The SNP of old would be standing up for the tens of thousands of Scots now facing an uncertain future. The prospect of a Westminster government shutting down Scotland’s biggest industry would be election manna from heaven.
However, hamstrung by the SNP’s ill-conceived presumption against oil and gas, and politically neutered by the Greens, Humza Yousaf has no moral high ground to occupy on this issue.
Neither do the Conservatives, who implemented the windfall tax in the first place, and have since ignored multiple pleas to remove it, despite energy prices normalising over a year ago.
Based on the above, you can understand why the forthcoming general election has paralysed investment in the North Sea. But that paused investment will become lost investment if Labour wins on this policy platform.
And not only in Energyvoice. "The industry is not an “infinite source of revenue” for the exchequer, and there will be consequences on investment, jobs, and energy security if the Labour windfall tax plans come into action."

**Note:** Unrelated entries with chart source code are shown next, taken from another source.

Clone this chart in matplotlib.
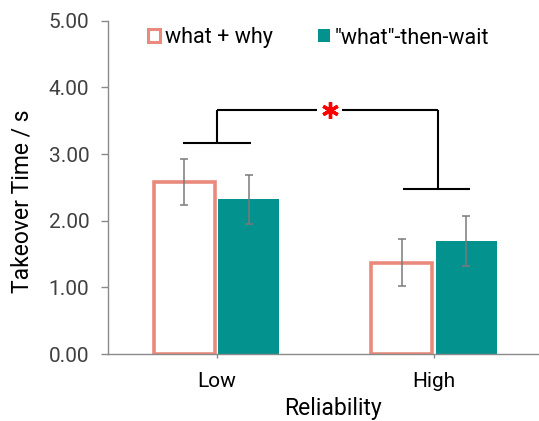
import matplotlib
matplotlib.use("Agg")
import matplotlib.pyplot as plt
from matplotlib.patches import Patch
import numpy as np

plt.rcParams['font.family'] = ['Roboto', 'DejaVu Sans']

# data
categories = ["Low", "High"]
series_names = ["what + why", "\"what\"-then-wait"]
what_why = [2.58, 1.37]
what_why_err = [0.34, 0.35]
then_wait = [2.32, 1.69]
then_wait_err = [0.37, 0.375]
yticks = [0, 1, 2, 3, 4, 5]

# significance bracket (data coords)
bracket_low = (-0.156, 0.156, 3.17)
bracket_high = (0.859, 1.164, 2.47)
bracket_top = 3.66
bracket_x = (0.0, 1.02)
star_x = 0.52
star_gap = (0.463, 0.578)

pink = "#E98A7C"
teal = "#03928E"
axis_gray = "#8a8a8a"

fig = plt.figure(figsize=(5.39, 4.21), dpi=100)
ax = fig.add_axes([108 / 539, 67 / 421, 434.6 / 539, 333.3 / 421])

x = np.arange(len(categories))
w = 0.28
off = 0.148

ax.bar(x - off, what_why, width=w, facecolor="white", edgecolor=pink,
       linewidth=2.6, zorder=2)
ax.bar(x + off, then_wait, width=w, color=teal, linewidth=0, zorder=2)
ax.errorbar(x - off, what_why, yerr=what_why_err, fmt="none", ecolor="#7a7a7a",
            elinewidth=1.1, capsize=3.1, capthick=1.1, zorder=3)
ax.errorbar(x + off, then_wait, yerr=then_wait_err, fmt="none", ecolor="#7a7a7a",
            elinewidth=1.1, capsize=3.1, capthick=1.1, zorder=3)

# bracket
lk = dict(color="black", linewidth=1.5, clip_on=False, solid_capstyle="butt")
ax.plot([bracket_low[0], bracket_low[1]], [bracket_low[2]] * 2, **lk)
ax.plot([bracket_high[0], bracket_high[1]], [bracket_high[2]] * 2, **lk)
ax.plot([bracket_x[0], bracket_x[0]], [bracket_low[2], bracket_top], **lk)
ax.plot([bracket_x[1], bracket_x[1]], [bracket_high[2], bracket_top], **lk)
ax.plot([bracket_x[0], star_gap[0]], [bracket_top] * 2, **lk)
ax.plot([star_gap[1], bracket_x[1]], [bracket_top] * 2, **lk)
ax.plot([star_x], [bracket_top], linestyle="none", marker=(6, 2, 0),
        markersize=12, markeredgewidth=2.4, color="#ff0000", clip_on=False)

ax.set_xlim(-0.5, 1.5)
ax.set_ylim(0, 5)
ax.set_yticks(yticks)
ax.set_yticklabels([f"{v:.2f}" for v in yticks])
ax.set_xticks(x)
ax.set_xticklabels(categories)

for s in ["top", "right"]:
    ax.spines[s].set_visible(False)
for s in ["left", "bottom"]:
    ax.spines[s].set_color(axis_gray)
    ax.spines[s].set_linewidth(1.0)

ax.tick_params(axis="y", length=5, width=1.0, color=axis_gray, pad=8.5,
               labelsize=15, labelcolor="#404040")
ax.tick_params(axis="x", length=3, width=1.0, color=axis_gray, pad=10,
               labelsize=15, labelcolor="black")

ax.set_ylabel("Takeover Time / s", fontsize=16.5, ha="center", va="center")
ax.yaxis.set_label_coords(-0.199, 0.459)
ax.set_xlabel("Reliability", fontsize=16.5, va="top")
ax.xaxis.set_label_coords(0.518, -0.13)

handles = [Patch(facecolor="white", edgecolor=pink, linewidth=2.2),
           Patch(facecolor=teal, edgecolor=teal, linewidth=0)]
fig.legend(handles, series_names, loc="center left",
           bbox_to_anchor=(148 / 539, 1 - 38 / 421), ncol=2, frameon=False,
           fontsize=15.5, handlelength=0.56, handleheight=0.56,
           handletextpad=0.23, columnspacing=2.1, borderpad=0,
           borderaxespad=0)

fig.savefig("out.png", dpi=100)
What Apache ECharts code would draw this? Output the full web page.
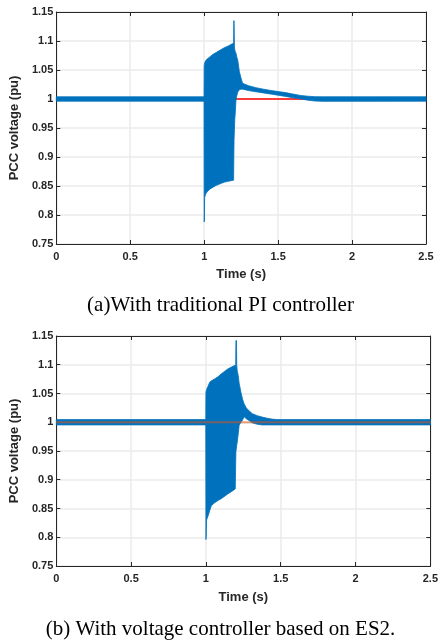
<!DOCTYPE html>
<html>
<head>
<meta charset="utf-8">
<script src="https://cdn.jsdelivr.net/npm/echarts@6/dist/echarts.min.js"></script>
<style>
html,body{margin:0;padding:0;background:#fff;}
#chart{width:441px;height:640px;}
</style>
</head>
<body>
<div id="chart"></div>
<script>
// ---------- data ----------
const xTickLabels = ['0', '0.5', '1', '1.5', '2', '2.5'];
const yTickLabels = ['0.75', '0.8', '0.85', '0.9', '0.95', '1', '1.05', '1.1', '1.15'];
const captionA = '(a)With traditional PI controller';
const captionB = '(b) With voltage controller based on ES2.';
const xName = 'Time (s)';
const yName = 'PCC voltage (pu)';

// (a) PCC voltage envelope (upper / lower bound of the oscillating trace)
const timeA = [0, 0.999, 1.0, 1.0015, 1.003, 1.01, 1.02, 1.04, 1.06, 1.08, 1.1, 1.12, 1.14, 1.16, 1.18, 1.199, 1.2005, 1.202, 1.2045, 1.207, 1.21, 1.215, 1.22, 1.227, 1.238, 1.249, 1.26, 1.3, 1.35, 1.4, 1.45, 1.5, 1.55, 1.6, 1.65, 1.7, 1.75, 1.8, 2.5];
const upperA = [1.0038, 1.0038, 1.058, 1.059, 1.062, 1.066, 1.069, 1.073, 1.077, 1.080, 1.083, 1.086, 1.089, 1.091, 1.094, 1.096, 1.135, 1.135, 1.09, 1.085, 1.082, 1.079, 1.073, 1.067, 1.047, 1.036, 1.027, 1.023, 1.0195, 1.017, 1.0148, 1.0128, 1.011, 1.0085, 1.0062, 1.0048, 1.004, 1.0038, 1.0038];
const lowerA = [0.9962, 0.9962, 0.788, 0.79, 0.83, 0.836, 0.840, 0.845, 0.848, 0.851, 0.853, 0.855, 0.857, 0.858, 0.859, 0.860, 0.90, 0.93, 0.947, 0.965, 0.975, 0.998, 1.005, 1.012, 1.016, 1.017, 1.017, 1.0145, 1.0125, 1.0105, 1.0085, 1.0065, 1.0045, 1.002, 1.0003, 0.998, 0.9965, 0.996, 0.9962];
const refTimeA = [0, 2.5];
const refValA = [1, 1];

// (b) PCC voltage envelope
const timeB = [0, 0.999, 1.0, 1.0015, 1.004, 1.015, 1.025, 1.036, 1.058, 1.08, 1.102, 1.146, 1.19, 1.196, 1.199, 1.2005, 1.204, 1.206, 1.209, 1.216, 1.222, 1.234, 1.245, 1.255, 1.27, 1.288, 1.31, 1.343, 1.375, 1.409, 1.44, 1.475, 2.5];
const upperB = [1.0046, 1.0046, 1.053, 1.054, 1.057, 1.063, 1.0696, 1.072, 1.0753, 1.079, 1.084, 1.0927, 1.0985, 1.099, 1.10, 1.142, 1.142, 1.10, 1.09, 1.081, 1.068, 1.052, 1.04, 1.032, 1.025, 1.020, 1.015, 1.0115, 1.009, 1.007, 1.0055, 1.0046, 1.0046];
const lowerB = [0.9954, 0.9954, 0.796, 0.80, 0.83, 0.8376, 0.846, 0.855, 0.86, 0.8637, 0.867, 0.8753, 0.8828, 0.884, 0.93, 0.95, 0.955, 0.96, 0.965, 0.98, 0.995, 1.0, 1.004, 1.0097, 1.006, 1.003, 0.999, 0.9965, 0.9954, 0.9954, 0.9954, 0.9954, 0.9954];
const refTimeB = [0, 2.5];
const refValB = [1, 1];

// ---------- chart ----------
const TXT = '#262626';
const sans = 'Liberation Sans, Arial, sans-serif';
const serif = 'Liberation Serif, Times New Roman, serif';

function mainX(gi, gap) {
  return {
    type: 'value', gridIndex: gi, position: 'bottom', min: 0, max: 2.5, interval: 0.5,
    name: xName, nameLocation: 'middle', nameGap: gap,
    nameTextStyle: { fontFamily: sans, fontWeight: 'bold', fontSize: 13, color: TXT },
    axisLine: { show: true, onZero: false, lineStyle: { color: TXT, width: 1 } },
    axisTick: { show: true, inside: true, length: 4, lineStyle: { color: TXT } },
    axisLabel: { fontFamily: sans, fontWeight: 'bold', fontSize: 11, color: TXT, margin: 7,
      formatter: v => xTickLabels[Math.round(v / 0.5)] },
    splitLine: { show: true, lineStyle: { color: '#ebebeb', width: 1.5 } }
  };
}
function topX(gi) {
  return {
    type: 'value', gridIndex: gi, position: 'top', min: 0, max: 2.5, interval: 0.5,
    axisLine: { show: true, onZero: false, lineStyle: { color: TXT, width: 1 } },
    axisTick: { show: true, inside: true, length: 4, lineStyle: { color: TXT } },
    axisLabel: { show: false }, splitLine: { show: false }
  };
}
function mainY(gi) {
  return {
    type: 'value', gridIndex: gi, position: 'left', min: 0.75, max: 1.15, interval: 0.05,
    name: yName, nameLocation: 'middle', nameGap: 29,
    nameTextStyle: { fontFamily: sans, fontWeight: 'bold', fontSize: 13, color: TXT },
    axisLine: { show: true, onZero: false, lineStyle: { color: TXT, width: 1 } },
    axisTick: { show: true, inside: true, length: 4, lineStyle: { color: TXT } },
    axisLabel: { fontFamily: sans, fontWeight: 'bold', fontSize: 11, color: TXT, margin: 3,
      formatter: v => yTickLabels[Math.round((v - 0.75) / 0.05)] },
    splitLine: { show: true, lineStyle: { color: '#ebebeb', width: 1.5 } }
  };
}
function rightY(gi) {
  return {
    type: 'value', gridIndex: gi, position: 'right', min: 0.75, max: 1.15, interval: 0.05,
    axisLine: { show: true, onZero: false, lineStyle: { color: TXT, width: 1 } },
    axisTick: { show: true, inside: true, length: 4, lineStyle: { color: TXT } },
    axisLabel: { show: false }, splitLine: { show: false }
  };
}
function band(times, up, lo, xi, yi) {
  return {
    type: 'custom', xAxisIndex: xi, yAxisIndex: yi, z: 3,
    data: times.map((t, i) => [t, up[i], lo[i]]),
    encode: { x: 0, y: [1, 2] },
    renderItem: function (params, api) {
      if (params.dataIndex !== 0) return null;
      const pts = [];
      for (let i = 0; i < times.length; i++) pts.push(api.coord([times[i], up[i]]));
      for (let i = times.length - 1; i >= 0; i--) pts.push(api.coord([times[i], lo[i]]));
      return { type: 'polygon', shape: { points: pts },
        style: { fill: '#0072BD', stroke: '#0072BD', lineWidth: 0.8 } };
    }
  };
}

const option = {
  animation: false,
  backgroundColor: '#fff',
  title: [
    { text: captionA, left: 'center', top: 290,
      textStyle: { fontFamily: serif, fontSize: 21, fontWeight: 'normal', color: '#000' } },
    { text: captionB, left: 'center', top: 614,
      textStyle: { fontFamily: serif, fontSize: 21, fontWeight: 'normal', color: '#000' } }
  ],
  grid: [
    { left: 51, top: 12, width: 375, height: 232 },
    { left: 52, top: 336, width: 380, height: 230 }
  ],
  xAxis: [mainX(0, 24), topX(0), mainX(1, 25), topX(1)],
  yAxis: [mainY(0), rightY(0), mainY(1), rightY(1)],
  series: [
    { type: 'line', xAxisIndex: 0, yAxisIndex: 0, z: 2, symbol: 'none',
      data: refTimeA.map((t, i) => [t, refValA[i]]),
      lineStyle: { color: '#ff0000', width: 1.5 } },
    band(timeA, upperA, lowerA, 0, 0),
    band(timeB, upperB, lowerB, 2, 2),
    { type: 'line', xAxisIndex: 2, yAxisIndex: 2, z: 4, symbol: 'none',
      data: refTimeB.map((t, i) => [t, refValB[i]]),
      lineStyle: { color: '#D95319', width: 2, opacity: 0.55 } }
  ]
};
const chart = echarts.init(document.getElementById('chart'), null, { renderer: 'canvas' });
chart.setOption(option);
</script>
</body>
</html>
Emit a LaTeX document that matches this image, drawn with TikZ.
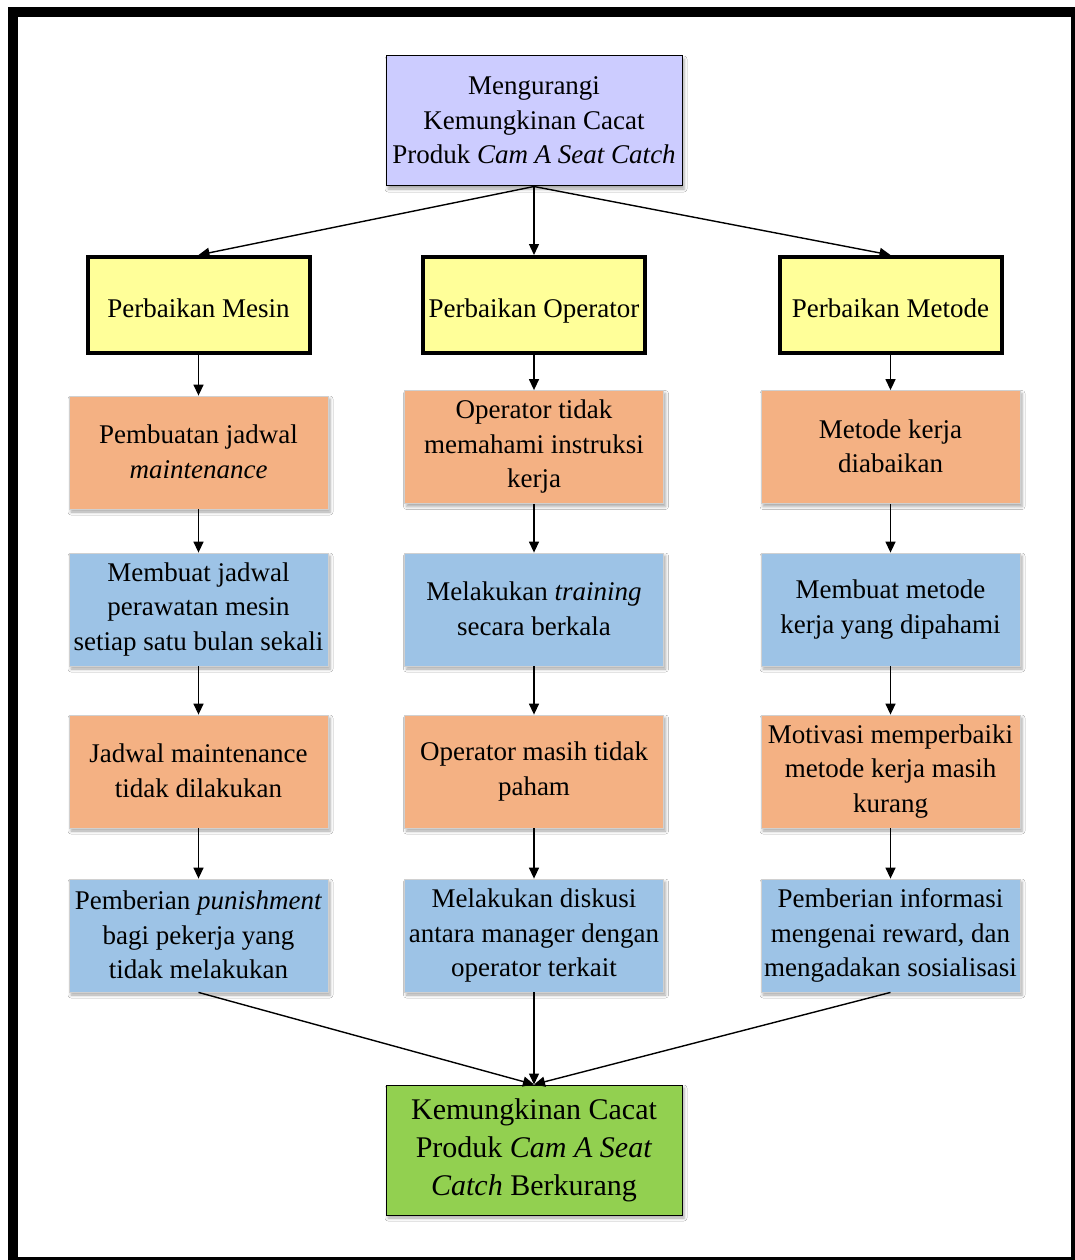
\documentclass[tikz,border=0pt]{standalone}
\usepackage{fontspec}
\setmainfont{Liberation Serif}
\usetikzlibrary{arrows.meta,shadows.blur}
\definecolor{lavender}{HTML}{CCCCFF}
\definecolor{paleyellow}{HTML}{FFFF99}
\definecolor{peach}{HTML}{F4B183}
\definecolor{skyblue}{HTML}{9DC3E6}
\definecolor{leafgreen}{HTML}{92D050}
\definecolor{edgegray}{HTML}{D0D0D0}
% invisible rule one line tall, dropped by #1 line heights, to set where text sits in its box
\newcommand\linestrut[1]{\rule[-#1\baselineskip]{0pt}{\baselineskip}}
\begin{document}
\begin{tikzpicture}[x=1pt,y=-1pt,
  txt/.style={rectangle, align=center, inner sep=0pt,
    font=\fontsize{27}{34.5}\selectfont,
    execute at begin node=\linestrut{0.04}, execute at end node=\linestrut{0.04}},
  soft/.style={blur shadow={shadow xshift=2pt, shadow yshift=-3pt,
    shadow blur radius=3pt, shadow opacity=35}},
  endbox/.style={txt, soft, draw=black, line width=1pt,
    minimum width=296pt, minimum height=130pt},
  areabox/.style={txt, draw=black, line width=4pt, fill=paleyellow,
    minimum width=222pt, minimum height=96pt,
    execute at begin node=\linestrut{0.22}, execute at end node=\linestrut{0.22}},
  causebox/.style={txt, soft, draw=edgegray, line width=0.8pt, fill=peach,
    minimum width=259pt, minimum height=113pt},
  actbox/.style={txt, soft, draw=edgegray, line width=0.8pt, fill=skyblue,
    minimum width=259pt, minimum height=113pt},
  link/.style={line width=1.4pt, -{Triangle[length=11pt,width=10pt]}}
]
\useasboundingbox (0,0) rectangle (1075,1260);
\fill[white] (0,0) rectangle (1075,1260);
\begin{scope}
  \clip (0,0) rectangle (1075,1260);
  \draw[line width=10pt] (13,12.5) rectangle (1076,1262);
\end{scope}

% goal at the top
\node[endbox, fill=lavender] (top) at (534,121)
  {Mengurangi\\Kemungkinan Cacat\\Produk \textit{Cam A Seat Catch}};

% improvement areas
\node[areabox] (m1) at (198.5,305) {Perbaikan Mesin};
\node[areabox] (m2) at (534,305) {Perbaikan Operator};
\node[areabox] (m3) at (890.5,305) {Perbaikan Metode};

% first causes
\node[causebox] (a1) at (198.5,452.5) {Pembuatan jadwal\\\textit{maintenance}};
\node[causebox] (a2) at (534,447) {Operator tidak\\memahami instruksi\\kerja};
\node[causebox] (a3) at (890.5,447) {Metode kerja\\diabaikan};

% first actions
\node[actbox] (b1) at (198.5,609.5) {Membuat jadwal\\perawatan mesin\\setiap satu bulan sekali};
\node[actbox] (b2) at (534,609.5) {Melakukan \textit{training}\\secara berkala};
\node[actbox] (b3) at (890.5,609.5) {Membuat metode\\kerja yang dipahami};

% remaining causes
\node[causebox] (c1) at (198.5,771.5) {Jadwal maintenance\\tidak dilakukan};
\node[causebox] (c2) at (534,771.5) {Operator masih tidak\\paham};
\node[causebox] (c3) at (890.5,771.5) {Motivasi memperbaiki\\metode kerja masih\\kurang};

% follow-up actions
\node[actbox] (d1) at (198.5,935.5) {Pemberian \textit{punishment}\\bagi pekerja yang\\tidak melakukan};
\node[actbox] (d2) at (534,935.5) {Melakukan diskusi\\antara manager dengan\\operator terkait};
\node[actbox] (d3) at (890.5,935.5) {Pemberian informasi\\mengenai reward, dan\\mengadakan sosialisasi};

% result at the bottom
\node[endbox, fill=leafgreen, font=\fontsize{30}{38}\selectfont] (goal) at (534,1150)
  {Kemungkinan Cacat\\Produk \textit{Cam A Seat}\\\textit{Catch} Berkurang};

% connectors
\draw[link] (top.south) -- (m1.north);
\draw[link] (top.south) -- (m2.north);
\draw[link] (top.south) -- (m3.north);
\foreach \c in {1,2,3} {
  \draw[link] (m\c.south) -- (a\c.north);
  \draw[link] (a\c.south) -- (b\c.north);
  \draw[link] (b\c.south) -- (c\c.north);
  \draw[link] (c\c.south) -- (d\c.north);
  \draw[link] (d\c.south) -- (goal.north);
}
\end{tikzpicture}
\end{document}
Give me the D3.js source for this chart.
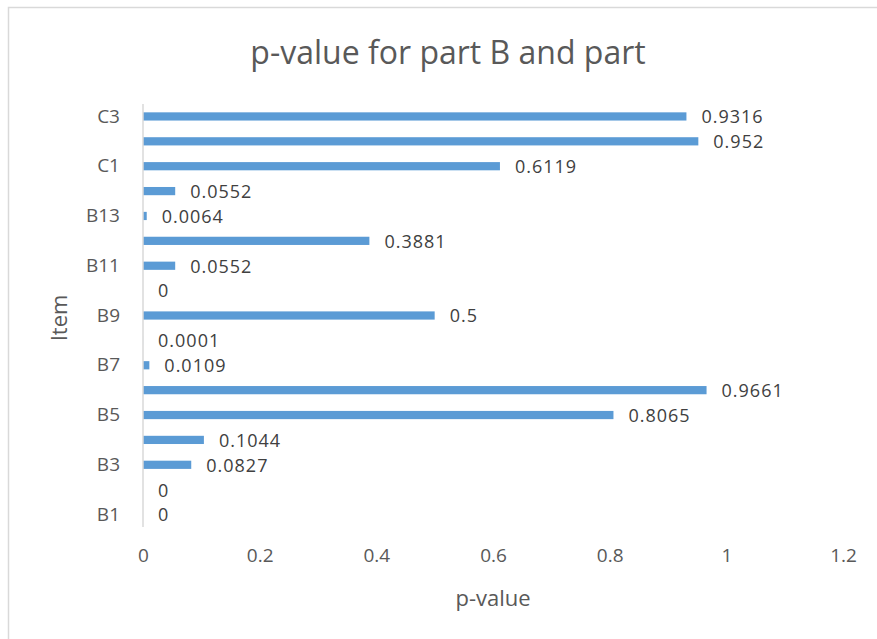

"Labour said hiking the rate to 78% would align with Norway – but firms would actually be worse off than the UK’s North Sea neighbours. Average costs – capex and opex – in the UK is $30 per barrel, double that of Norway at $15, according to Stifel. “Your return on investments is a lot lower than Norway, and that’s what makes the UK suddenly uncompetitive against other parts of the world”
https://www.energyvoice.com/oilandgas/north-sea/547815/labour-windfall-tax-north-sea-2024/
“No doubt this makes for concerning reading, and a bit of leap that some assume funding, historically directed to O&G [oil and gas] projects, will automatically be used to invest in green energies…in/off the UK.”